WRITTEN INSTRUCTION:
Print only the lines from the top of the data through the line with "25, 0, 0, 0];", both included, skipping every picture.

COLLECTED MATERIAL:
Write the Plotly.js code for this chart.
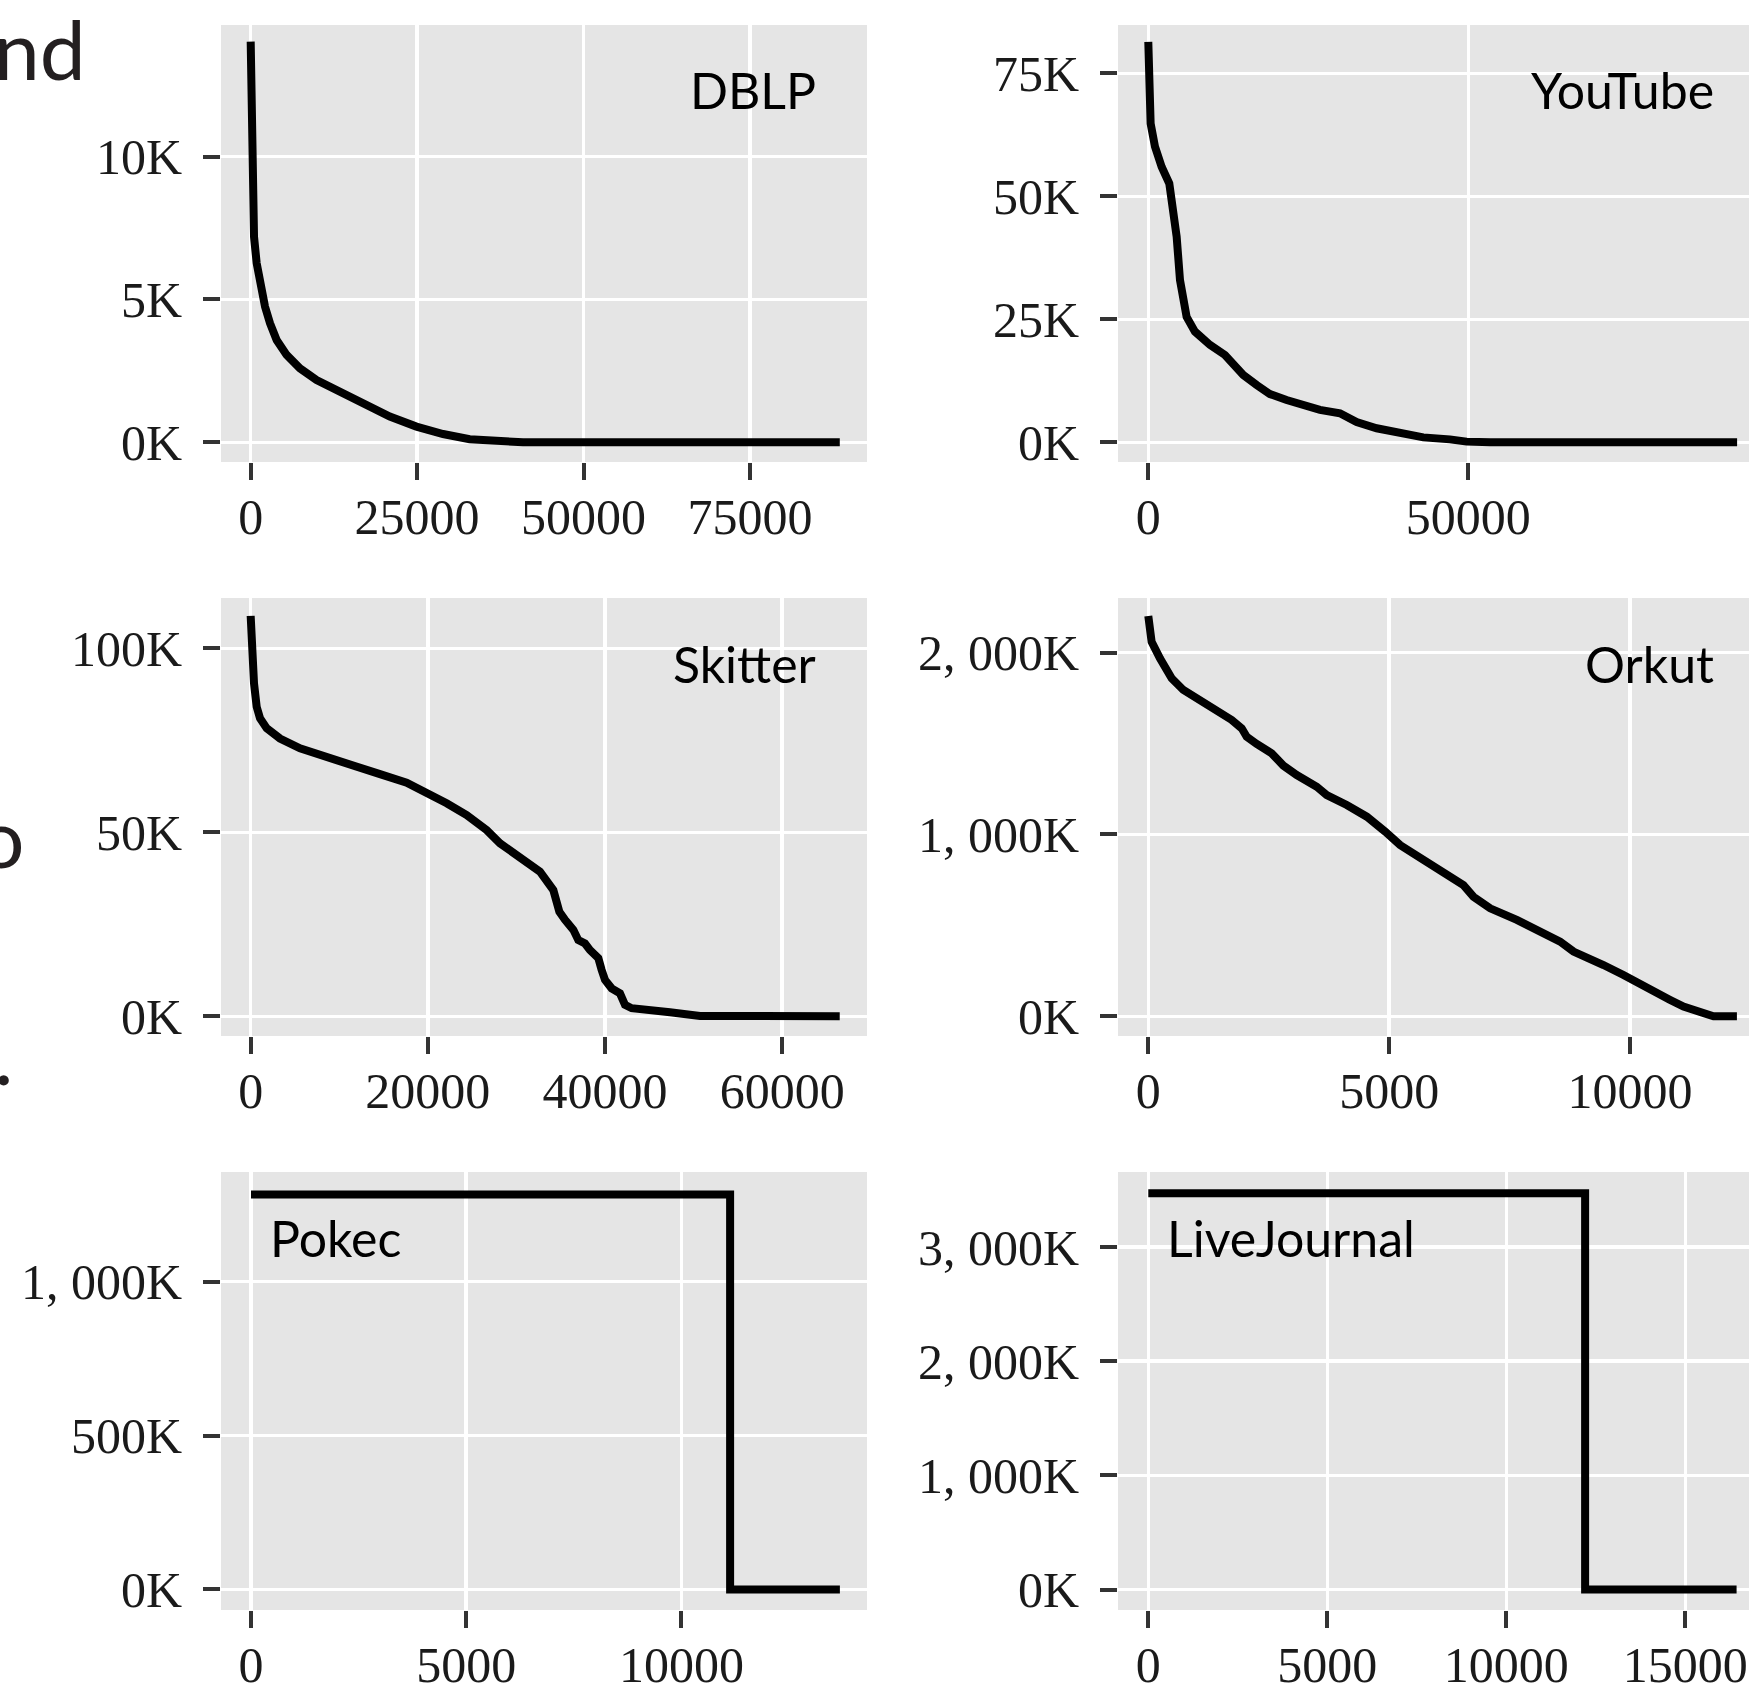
<!DOCTYPE html>
<html>
<head>
<meta charset="utf-8">
<script src="https://cdn.plot.ly/plotly-3.0.1.min.js"></script>
<style>
  html, body { margin: 0; padding: 0; background: #ffffff; }
  #chart { width: 1749px; height: 1687px; }
</style>
</head>
<body>
<div id="chart"></div>
<script>
// ---------- data ----------
const panelNames = ["DBLP", "YouTube", "Skitter", "Orkut", "Pokec", "LiveJournal"];

const dblpX = [0, 150, 300, 500, 900, 1400, 2150, 2900, 3900, 5400, 7400, 9900, 13400, 17400, 20900, 24900, 28900, 32900, 36900, 40900, 60000, 88500];
const dblpY = [14030, 9770, 8370, 7200, 6270, 5570, 4750, 4170, 3580, 3060, 2590, 2180, 1770, 1310, 900, 550, 290, 105, 25, 0, 0, 0];

const youtubeX = [0, 156, 365, 1040, 2080, 3280, 3900, 4430, 4950, 5360, 5990, 7290, 9635, 11980, 12760, 14840, 16930, 19010, 21610, 24220, 26820, 29950, 30990, 32550, 35680, 38800, 42970, 47130, 49740, 53400, 92000];
const youtubeY = [81400, 68200, 64800, 60100, 56000, 52600, 47900, 41800, 33000, 29600, 25500, 22500, 19800, 17750, 16700, 13700, 11650, 9800, 8600, 7400, 6600, 5900, 5200, 4100, 2850, 1960, 1000, 600, 140, 0, 0];

const skitterX = [0, 113, 376, 677, 1054, 1806, 3311, 5569, 8203, 11214, 14600, 17611, 19870, 22127, 24384, 26640, 28150, 29650, 31160, 32660, 34170, 34850, 35490, 36430, 36990, 37740, 38310, 39250, 39620, 40000, 40750, 41690, 42260, 43010, 47340, 50730, 66500];
const skitterY = [108800, 95900, 90500, 84100, 81000, 78300, 75500, 72800, 70600, 68300, 65800, 63500, 60800, 57900, 54700, 50600, 47000, 44300, 42000, 39300, 34300, 28400, 26200, 23500, 20700, 19800, 18000, 15800, 12600, 9900, 7600, 6250, 3100, 2200, 1100, 100, 0];

const orkutX = [0, 69, 242, 485, 727, 1004, 1281, 1489, 1731, 1939, 2043, 2251, 2562, 2804, 3082, 3497, 3705, 4120, 4536, 4917, 5228, 5713, 6059, 6127, 6542, 6750, 7097, 7651, 8135, 8550, 8827, 9173, 9450, 9865, 10280, 10835, 11111, 11526, 11734, 12220];
const orkutY = [2202000, 2060000, 1969000, 1859000, 1795000, 1749000, 1707000, 1666000, 1630000, 1584000, 1538000, 1498000, 1446000, 1379000, 1327000, 1263000, 1217000, 1162000, 1098000, 1016000, 942000, 860000, 805000, 786000, 722000, 658000, 594000, 530000, 466000, 411000, 356000, 319000, 282000, 227000, 163000, 90000, 53000, 20000, 0, 0];

const pokecX = [0, 11130, 11130, 13680];
const pokecY = [1283000, 1283000, 0, 0];

const liveJournalX = [0, 12200, 12200, 16430];
const liveJournalY = [3472000, 3472000, 0, 0];

// tick values and labels
const dblpXTicks = [0, 25000, 50000, 75000];
const dblpXLabels = ["0", "25000", "50000", "75000"];
const dblpYTicks = [0, 5000, 10000];
const dblpYLabels = ["0K", "5K", "10K"];

const youtubeXTicks = [0, 50000];
const youtubeXLabels = ["0", "50000"];
const youtubeYTicks = [0, 25000, 50000, 75000];
const youtubeYLabels = ["0K", "25K", "50K", "75K"];

const skitterXTicks = [0, 20000, 40000, 60000];
const skitterXLabels = ["0", "20000", "40000", "60000"];
const skitterYTicks = [0, 50000, 100000];
const skitterYLabels = ["0K", "50K", "100K"];

const orkutXTicks = [0, 5000, 10000];
const orkutXLabels = ["0", "5000", "10000"];
const orkutYTicks = [0, 1000000, 2000000];
const orkutYLabels = ["0K", "1, 000K", "2, 000K"];

const pokecXTicks = [0, 5000, 10000];
const pokecXLabels = ["0", "5000", "10000"];
const pokecYTicks = [0, 500000, 1000000];
const pokecYLabels = ["0K", "500K", "1, 000K"];

const liveJournalXTicks = [0, 5000, 10000, 15000];
const liveJournalXLabels = ["0", "5000", "10000", "15000"];
const liveJournalYTicks = [0, 1000000, 2000000, 3000000];
const liveJournalYLabels = ["0K", "1, 000K", "2, 000K", "3, 000K"];

// ---------- layout helpers ----------
const W = 1749, H = 1687;
const dx = (a, b) => [a / W, b / W];
const dy = (top, bottom) => [1 - bottom / H, 1 - top / H];
const px = v => v / W;
const py = v => 1 - v / H;

const colL = dx(221, 867), colR = dx(1118, 1749);
const row1 = dy(25, 462), row2 = dy(598, 1036), row3 = dy(1172, 1610);

const tickFont = { family: "Liberation Serif, Times New Roman, serif", size: 50, color: "#1a1a1a" };
const labelFont = { family: "Lato, Open Sans, sans-serif", size: 50, color: "#000000" };

function axis(domain, anchor, range, vals, texts, isY) {
  return {
    domain: domain, anchor: anchor, range: range,
    tickmode: "array", tickvals: vals, ticktext: texts,
    showgrid: true, gridcolor: "#FFFFFF", gridwidth: 3.5,
    zeroline: false, showline: false,
    ticks: "outside", ticklen: 17, tickwidth: 4, tickcolor: "#333333",
    tickfont: tickFont, ticklabelstandoff: isY ? 11 : -6,
    automargin: false, fixedrange: true
  };
}

const line = { color: "#000000", width: 8 };
const series = [
  [dblpX, dblpY], [youtubeX, youtubeY], [skitterX, skitterY],
  [orkutX, orkutY], [pokecX, pokecY], [liveJournalX, liveJournalY]
];
const traces = series.map((s, i) => ({
  type: "scatter", mode: "lines", x: s[0], y: s[1],
  xaxis: i === 0 ? "x" : "x" + (i + 1),
  yaxis: i === 0 ? "y" : "y" + (i + 1),
  line: line, hoverinfo: "skip", showlegend: false
}));

const layout = {
  width: W, height: H,
  margin: { l: 0, r: 0, t: 0, b: 0, pad: 0 },
  paper_bgcolor: "#FFFFFF", plot_bgcolor: "#E5E5E5",
  showlegend: false,
  xaxis:  axis(colL, "y",  [-4460, 92590], dblpXTicks, dblpXLabels, false),
  yaxis:  axis(row1, "x",  [-690, 14610], dblpYTicks, dblpYLabels, true),
  xaxis2: axis(colR, "y2", [-4734, 93860], youtubeXTicks, youtubeXLabels, false),
  yaxis2: axis(row1, "x2", [-4000, 84810], youtubeYTicks, youtubeYLabels, true),
  xaxis3: axis(colL, "y3", [-3350, 69580], skitterXTicks, skitterXLabels, false),
  yaxis3: axis(row2, "x3", [-5350, 113670], skitterYTicks, skitterYLabels, true),
  xaxis4: axis(colR, "y4", [-629, 12471], orkutXTicks, orkutXLabels, false),
  yaxis4: axis(row2, "x4", [-108400, 2300800], orkutYTicks, orkutYLabels, true),
  xaxis5: axis(colL, "y5", [-697, 14310], pokecXTicks, pokecXLabels, false),
  yaxis5: axis(row3, "x5", [-66600, 1356000], pokecYTicks, pokecYLabels, true),
  xaxis6: axis(colR, "y6", [-846, 16777], liveJournalXTicks, liveJournalXLabels, false),
  yaxis6: axis(row3, "x6", [-179600, 3658000], liveJournalYTicks, liveJournalYLabels, true),
  annotations: [
    { text: panelNames[0], xref: "paper", yref: "paper", x: px(818), y: py(90), xanchor: "right", yanchor: "middle", showarrow: false, font: labelFont },
    { text: panelNames[1], xref: "paper", yref: "paper", x: px(1716), y: py(90), xanchor: "right", yanchor: "middle", showarrow: false, font: labelFont },
    { text: panelNames[2], xref: "paper", yref: "paper", x: px(818), y: py(664), xanchor: "right", yanchor: "middle", showarrow: false, font: labelFont },
    { text: panelNames[3], xref: "paper", yref: "paper", x: px(1716), y: py(664), xanchor: "right", yanchor: "middle", showarrow: false, font: labelFont },
    { text: panelNames[4], xref: "paper", yref: "paper", x: px(268), y: py(1238), xanchor: "left", yanchor: "middle", showarrow: false, font: labelFont },
    { text: panelNames[5], xref: "paper", yref: "paper", x: px(1165), y: py(1238), xanchor: "left", yanchor: "middle", showarrow: false, font: labelFont },
    // fragments of surrounding text cut off at the left edge
    { text: "nd", xref: "paper", yref: "paper", x: px(88), y: py(48), xanchor: "right", yanchor: "middle", showarrow: false, font: { family: "Lato, sans-serif", size: 82, color: "#231f20" } },
    { text: "o", xref: "paper", yref: "paper", x: px(27), y: py(836), xanchor: "right", yanchor: "middle", showarrow: false, font: { family: "Lato, sans-serif", size: 82, color: "#231f20" } },
    { text: ".", xref: "paper", yref: "paper", x: px(15), y: py(1053), xanchor: "right", yanchor: "middle", showarrow: false, font: { family: "Lato, sans-serif", size: 82, color: "#231f20" } }
  ]
};

Plotly.newPlot("chart", traces, layout, { displayModeBar: false, staticPlot: true });
</script>
</body>
</html>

FINISHED EXERCISE:
Write the Plotly.js code for this chart.
<!DOCTYPE html>
<html>
<head>
<meta charset="utf-8">
<script src="https://cdn.plot.ly/plotly-3.0.1.min.js"></script>
<style>
  html, body { margin: 0; padding: 0; background: #ffffff; }
  #chart { width: 1749px; height: 1687px; }
</style>
</head>
<body>
<div id="chart"></div>
<script>
// ---------- data ----------
const panelNames = ["DBLP", "YouTube", "Skitter", "Orkut", "Pokec", "LiveJournal"];

const dblpX = [0, 150, 300, 500, 900, 1400, 2150, 2900, 3900, 5400, 7400, 9900, 13400, 17400, 20900, 24900, 28900, 32900, 36900, 40900, 60000, 88500];
const dblpY = [14030, 9770, 8370, 7200, 6270, 5570, 4750, 4170, 3580, 3060, 2590, 2180, 1770, 1310, 900, 550, 290, 105, 25, 0, 0, 0];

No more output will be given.